Start Rows

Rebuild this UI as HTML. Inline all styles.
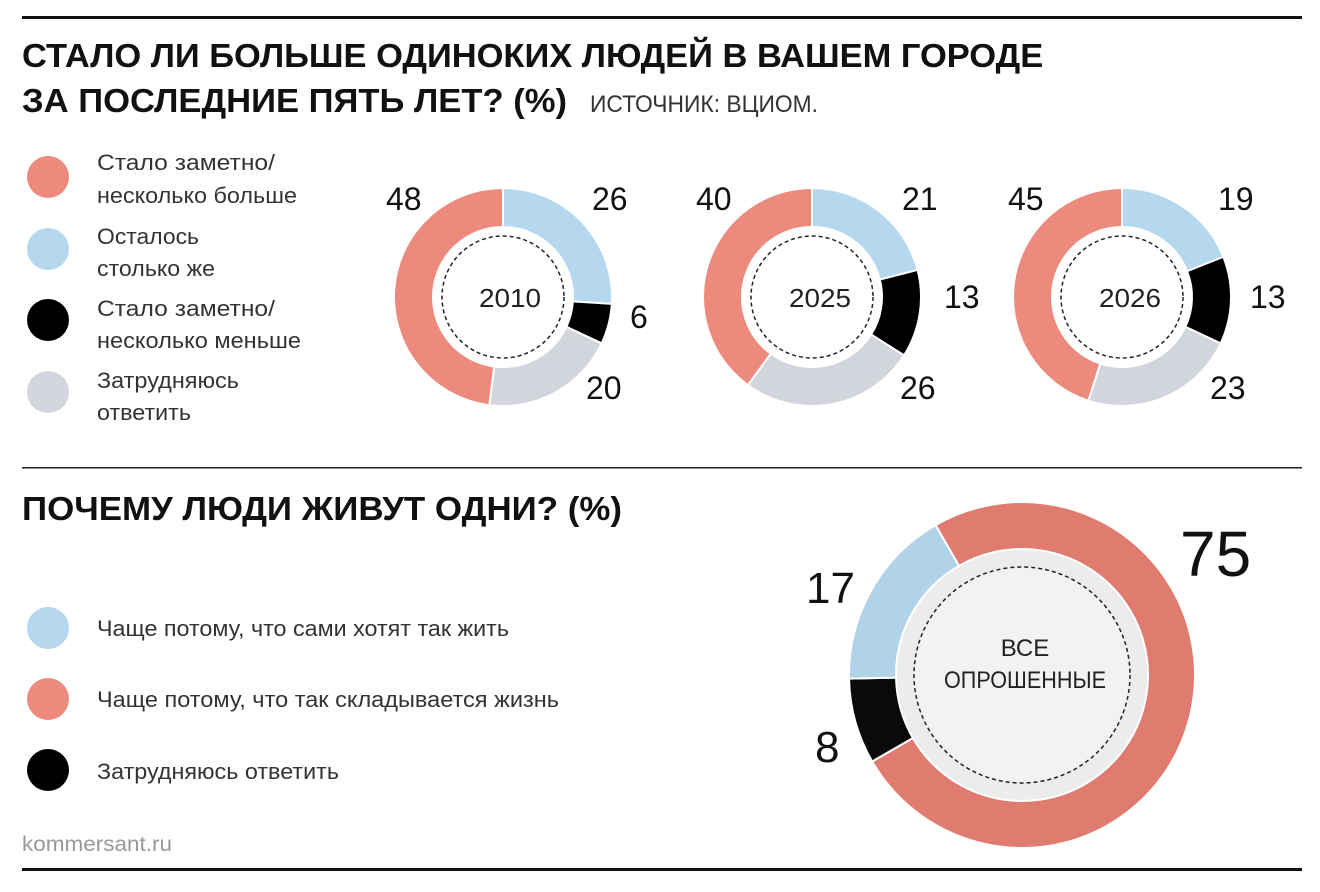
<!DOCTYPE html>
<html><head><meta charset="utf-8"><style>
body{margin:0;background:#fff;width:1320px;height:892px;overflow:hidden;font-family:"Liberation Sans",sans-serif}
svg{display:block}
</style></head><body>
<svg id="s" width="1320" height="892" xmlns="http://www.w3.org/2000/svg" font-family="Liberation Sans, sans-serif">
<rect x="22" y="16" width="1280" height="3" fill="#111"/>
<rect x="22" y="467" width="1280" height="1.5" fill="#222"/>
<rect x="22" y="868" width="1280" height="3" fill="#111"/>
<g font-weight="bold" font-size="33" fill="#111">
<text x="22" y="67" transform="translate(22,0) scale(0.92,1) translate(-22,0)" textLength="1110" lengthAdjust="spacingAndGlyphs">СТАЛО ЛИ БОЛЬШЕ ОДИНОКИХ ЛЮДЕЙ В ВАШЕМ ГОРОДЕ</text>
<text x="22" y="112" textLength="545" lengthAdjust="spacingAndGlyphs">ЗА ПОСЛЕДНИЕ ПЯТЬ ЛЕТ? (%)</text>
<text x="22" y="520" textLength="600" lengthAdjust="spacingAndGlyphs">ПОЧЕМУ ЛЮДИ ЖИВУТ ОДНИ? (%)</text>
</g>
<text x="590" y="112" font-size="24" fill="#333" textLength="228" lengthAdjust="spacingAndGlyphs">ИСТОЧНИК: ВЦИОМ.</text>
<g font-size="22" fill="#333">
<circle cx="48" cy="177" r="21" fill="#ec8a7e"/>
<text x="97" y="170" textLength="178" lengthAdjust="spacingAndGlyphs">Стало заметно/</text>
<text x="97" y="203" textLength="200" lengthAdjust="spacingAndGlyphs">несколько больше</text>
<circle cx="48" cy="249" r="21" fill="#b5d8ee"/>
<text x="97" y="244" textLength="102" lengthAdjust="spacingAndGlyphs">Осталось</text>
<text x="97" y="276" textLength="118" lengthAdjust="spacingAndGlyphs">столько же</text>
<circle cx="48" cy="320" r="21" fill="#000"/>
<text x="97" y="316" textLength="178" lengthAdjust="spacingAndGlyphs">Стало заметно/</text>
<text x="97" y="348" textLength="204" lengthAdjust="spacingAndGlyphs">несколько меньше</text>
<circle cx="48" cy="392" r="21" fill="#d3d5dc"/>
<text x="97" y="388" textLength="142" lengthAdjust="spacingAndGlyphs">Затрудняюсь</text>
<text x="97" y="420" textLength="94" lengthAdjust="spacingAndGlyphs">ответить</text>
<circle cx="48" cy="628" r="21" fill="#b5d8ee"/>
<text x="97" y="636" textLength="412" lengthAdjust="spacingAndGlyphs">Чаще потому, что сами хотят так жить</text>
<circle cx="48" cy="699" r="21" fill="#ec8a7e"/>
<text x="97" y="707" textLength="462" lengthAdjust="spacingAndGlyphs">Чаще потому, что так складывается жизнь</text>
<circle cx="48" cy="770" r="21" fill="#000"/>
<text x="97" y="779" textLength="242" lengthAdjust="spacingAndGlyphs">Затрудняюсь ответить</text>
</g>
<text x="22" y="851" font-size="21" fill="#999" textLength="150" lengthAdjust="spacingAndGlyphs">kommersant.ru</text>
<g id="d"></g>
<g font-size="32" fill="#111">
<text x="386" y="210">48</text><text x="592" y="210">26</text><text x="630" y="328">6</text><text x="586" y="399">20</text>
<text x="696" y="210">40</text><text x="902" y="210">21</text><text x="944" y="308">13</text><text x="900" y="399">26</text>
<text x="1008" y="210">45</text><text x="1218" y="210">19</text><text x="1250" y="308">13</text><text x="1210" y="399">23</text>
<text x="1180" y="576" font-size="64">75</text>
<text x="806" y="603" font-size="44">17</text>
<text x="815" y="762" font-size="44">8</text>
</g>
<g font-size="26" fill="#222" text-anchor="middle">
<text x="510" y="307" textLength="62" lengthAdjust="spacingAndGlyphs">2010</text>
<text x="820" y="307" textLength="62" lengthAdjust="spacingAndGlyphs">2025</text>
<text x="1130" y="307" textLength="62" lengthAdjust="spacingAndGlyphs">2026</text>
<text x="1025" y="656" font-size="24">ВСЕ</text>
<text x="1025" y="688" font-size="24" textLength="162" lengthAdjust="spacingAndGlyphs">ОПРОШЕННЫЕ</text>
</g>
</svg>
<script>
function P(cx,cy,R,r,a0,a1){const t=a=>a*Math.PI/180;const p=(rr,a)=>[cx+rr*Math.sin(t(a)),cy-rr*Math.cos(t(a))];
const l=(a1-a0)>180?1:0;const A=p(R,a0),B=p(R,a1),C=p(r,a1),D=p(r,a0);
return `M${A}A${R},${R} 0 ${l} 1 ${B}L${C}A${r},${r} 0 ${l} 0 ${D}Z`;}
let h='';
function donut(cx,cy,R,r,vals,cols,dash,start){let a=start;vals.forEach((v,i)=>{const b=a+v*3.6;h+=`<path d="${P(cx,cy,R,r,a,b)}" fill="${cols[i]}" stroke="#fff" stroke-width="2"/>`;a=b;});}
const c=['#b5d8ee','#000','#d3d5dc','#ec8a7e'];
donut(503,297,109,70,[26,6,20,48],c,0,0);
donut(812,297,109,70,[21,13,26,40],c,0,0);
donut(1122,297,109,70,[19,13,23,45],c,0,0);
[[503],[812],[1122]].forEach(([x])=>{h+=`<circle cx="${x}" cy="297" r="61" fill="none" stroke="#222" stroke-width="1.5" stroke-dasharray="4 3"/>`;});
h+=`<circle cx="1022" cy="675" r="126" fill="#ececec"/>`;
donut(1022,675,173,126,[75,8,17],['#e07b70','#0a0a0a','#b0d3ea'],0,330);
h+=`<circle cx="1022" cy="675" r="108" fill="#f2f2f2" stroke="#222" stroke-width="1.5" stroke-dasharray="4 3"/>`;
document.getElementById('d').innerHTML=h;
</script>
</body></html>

End Rows
Start Rows

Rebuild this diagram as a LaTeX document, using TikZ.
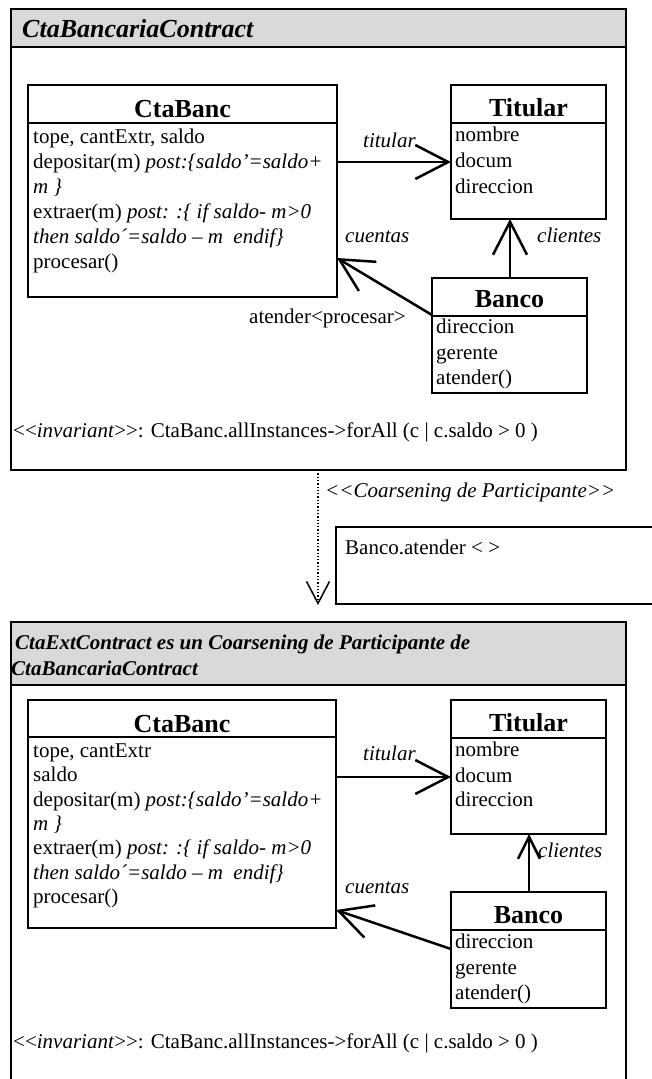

End Rows
Start Rows

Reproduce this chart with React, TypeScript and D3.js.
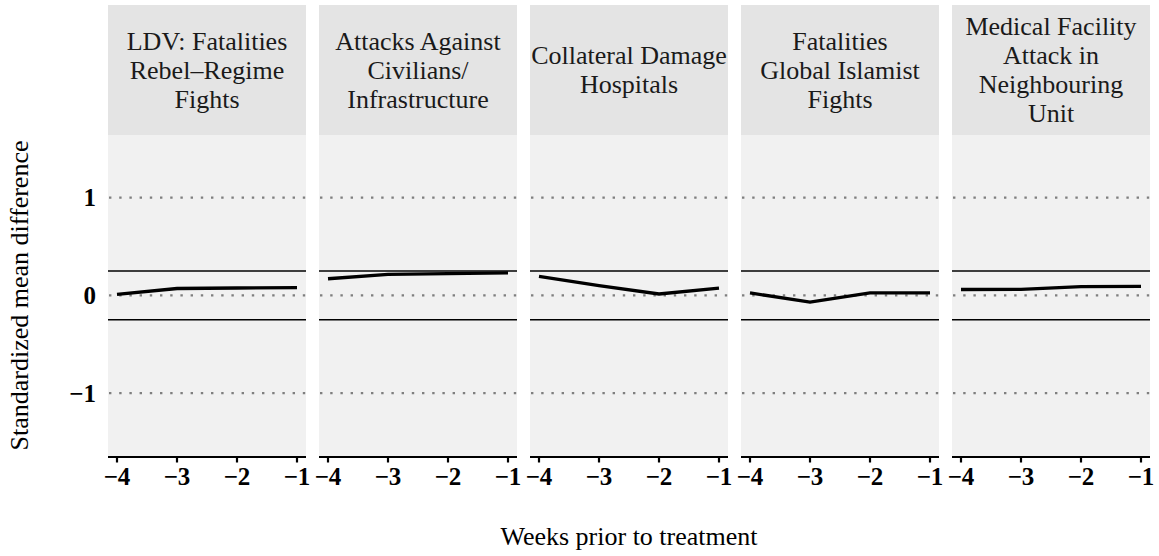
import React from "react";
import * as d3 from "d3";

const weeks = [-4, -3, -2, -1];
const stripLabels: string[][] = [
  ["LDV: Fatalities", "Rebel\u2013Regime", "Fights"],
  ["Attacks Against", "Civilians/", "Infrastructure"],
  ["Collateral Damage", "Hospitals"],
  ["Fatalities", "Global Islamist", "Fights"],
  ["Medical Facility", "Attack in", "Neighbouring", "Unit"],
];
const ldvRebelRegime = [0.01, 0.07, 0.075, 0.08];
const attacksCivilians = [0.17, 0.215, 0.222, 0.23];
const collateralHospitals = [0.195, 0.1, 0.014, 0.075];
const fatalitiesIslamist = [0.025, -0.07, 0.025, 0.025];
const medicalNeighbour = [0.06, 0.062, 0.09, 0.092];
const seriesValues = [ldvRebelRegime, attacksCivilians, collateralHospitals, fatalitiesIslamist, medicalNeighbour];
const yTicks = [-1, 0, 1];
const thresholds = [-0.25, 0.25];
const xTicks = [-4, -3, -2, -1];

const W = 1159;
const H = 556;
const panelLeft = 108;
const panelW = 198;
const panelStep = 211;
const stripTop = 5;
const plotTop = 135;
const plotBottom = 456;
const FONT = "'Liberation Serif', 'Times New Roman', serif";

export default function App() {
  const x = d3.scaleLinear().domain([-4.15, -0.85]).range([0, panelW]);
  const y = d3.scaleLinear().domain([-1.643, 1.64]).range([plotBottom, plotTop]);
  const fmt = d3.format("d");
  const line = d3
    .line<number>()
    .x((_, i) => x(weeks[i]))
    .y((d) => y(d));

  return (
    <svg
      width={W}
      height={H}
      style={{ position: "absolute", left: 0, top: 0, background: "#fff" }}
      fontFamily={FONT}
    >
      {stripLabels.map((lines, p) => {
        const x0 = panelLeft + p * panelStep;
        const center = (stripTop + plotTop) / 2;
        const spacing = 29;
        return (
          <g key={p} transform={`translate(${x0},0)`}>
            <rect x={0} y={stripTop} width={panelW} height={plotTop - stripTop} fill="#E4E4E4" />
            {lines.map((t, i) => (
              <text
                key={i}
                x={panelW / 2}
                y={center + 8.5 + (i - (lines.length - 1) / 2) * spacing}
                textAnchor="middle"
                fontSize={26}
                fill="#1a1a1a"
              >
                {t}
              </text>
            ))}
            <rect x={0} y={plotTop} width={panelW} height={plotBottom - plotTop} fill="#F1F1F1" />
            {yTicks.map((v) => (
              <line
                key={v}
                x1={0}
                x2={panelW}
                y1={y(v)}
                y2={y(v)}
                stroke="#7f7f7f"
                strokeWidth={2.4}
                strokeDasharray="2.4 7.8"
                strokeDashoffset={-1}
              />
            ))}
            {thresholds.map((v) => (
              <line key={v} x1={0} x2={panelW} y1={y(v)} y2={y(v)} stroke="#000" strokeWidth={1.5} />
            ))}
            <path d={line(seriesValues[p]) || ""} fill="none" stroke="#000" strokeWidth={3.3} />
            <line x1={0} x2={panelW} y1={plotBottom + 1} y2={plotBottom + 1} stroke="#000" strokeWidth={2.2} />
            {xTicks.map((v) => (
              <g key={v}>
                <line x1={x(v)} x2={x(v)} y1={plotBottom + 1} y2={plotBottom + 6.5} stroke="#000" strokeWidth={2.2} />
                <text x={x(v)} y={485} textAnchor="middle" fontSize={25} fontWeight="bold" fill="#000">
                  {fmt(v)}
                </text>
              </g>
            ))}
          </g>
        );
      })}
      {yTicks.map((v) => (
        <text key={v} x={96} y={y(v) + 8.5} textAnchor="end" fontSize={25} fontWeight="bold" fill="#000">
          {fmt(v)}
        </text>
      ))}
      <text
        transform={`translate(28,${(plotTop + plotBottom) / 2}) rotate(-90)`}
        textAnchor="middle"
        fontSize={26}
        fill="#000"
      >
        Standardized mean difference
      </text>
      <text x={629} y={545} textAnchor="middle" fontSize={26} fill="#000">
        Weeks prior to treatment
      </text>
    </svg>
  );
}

End Rows

* Request: Reproduce exactly the lines above starting at the line containing "Reproduce this chart" and ending at the line containing "import * as", including both, but not the pictures.

* Answer to the problem:
Reproduce this chart with React, TypeScript and D3.js.
import React from "react";
import * as d3 from "d3";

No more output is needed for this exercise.